Do those household chores that you hate and count them as your exercise program. Vacuuming is work; so is taking out the garbage. Dusting involves a good deal of stretching up and bending down, count it as exercise. Gardening: weeding the garden, mowing the lawn (with a walk-along mower, please), trimming the hedges, all count as exercise. There is no end to ways you can exercise and accomplish something at the same time.

If you are overweight, put your weight to work for you---walk. It is work carrying that weight around. Even if you are not overweight, walk. It can provide exercise without wearing out your joints and it is good for your heart as well. It is the most often recommended form of exercise by doctors. It counts if it is short walks or long. If you need to stop and rest, fine, just remember to get back up and walk some more.

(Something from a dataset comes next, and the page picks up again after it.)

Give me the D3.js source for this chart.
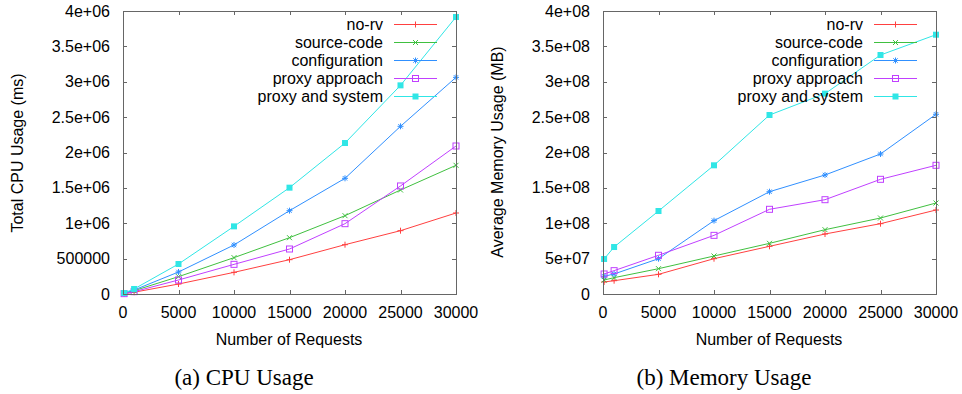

If you don’t feel like exercising, but feel you need to, try this. Tell yourself that you will exercise for 10 minutes and then if you still don’t feel like it, you can quit. Most of the time, by the time you’ve exercised for 10 minutes, you’ll feel like going on because your body produces endorphins, (you’ve all read about those “feel good” hormones that are produced when you exercise) which improves your mood and makes you feel more energetic. I’ve tried it, it works. However, if you really aren’t feeling well, you may be coming down with something and you should let your body rest and recover.

If you get bored easily, vary your exercise; make it accomplish something, but find a routine and stick with it. Don’t wait until you’ve developed a condition that is the results of no exercise, and have to fight your way back to good health, to get moving.